The psychologist and concentration camp survivor Viktor Frankl says: “Between stimulus and response there is space. In that space is our power to choose our response. In our response lies our growth and our freedom.”

With less mindfulness:

Stimulus > response

With greater mindfulness:

Stimulus > choice > response

Mindfulness drives the wedge of choice between stimulus and response. When we are lost in thought we don’t have the ability to choose which thoughts to follow. To be able to disentangle your self from the reactivity of your thoughts and begin to choose how you respond allows for greater mastery over your general wellbeing.

To come full-circle – mindful eating and mindful leadership are examples of where you can get a little more granular with it’s application. You may have decided that you want to lose some weight or eat healthier. Are you aware that you will habitually snack on some nuts should someone place a bowl of them in front of you even if you aren’t hungry? Are you aware of when you are full when eating a meal? Maybe you want to your employees to respect you more. Are you aware of how you are perceived by them when you tell them to do one thing and do another yourself? Are you aware of how you celebrate their successes in relation to giving constructive feedback?

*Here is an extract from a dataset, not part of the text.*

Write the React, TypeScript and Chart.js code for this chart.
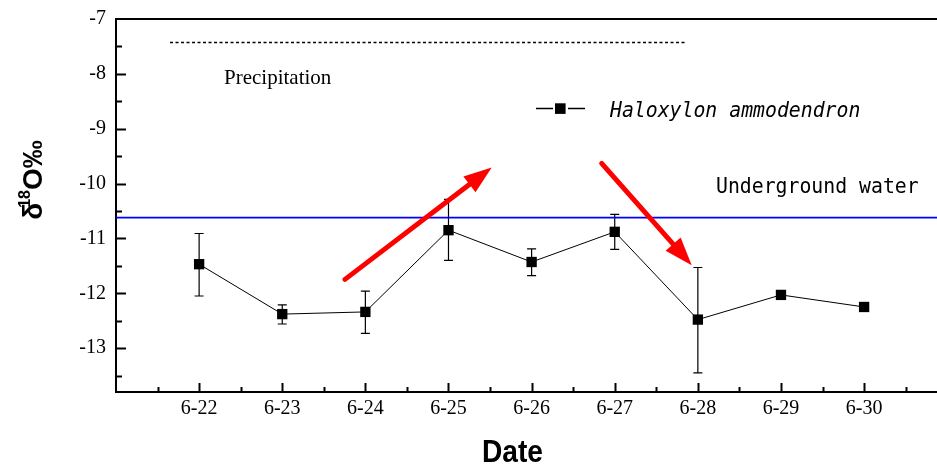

Mindfulness allows us to untangle ourselves from our habitual responses.

Meditation is a deliberate form of practice that cultivates mindfulness just as exercise does for our health. Greater health is a foundational value that supports our lives in a myriad of ways, such as a stronger immune system, the ability to play with our children without getting out of breath or being mobile enough to pick something off the floor. And it’s benefits compound. Those who exercise regularly are healthier than those who do it once a week, so the more you flex your mindfulness muscles the better able you’ll be to call on it when needed.

What do you think – is mindfulness as important to your life as health? Are you cultivating it in your own life and if so how?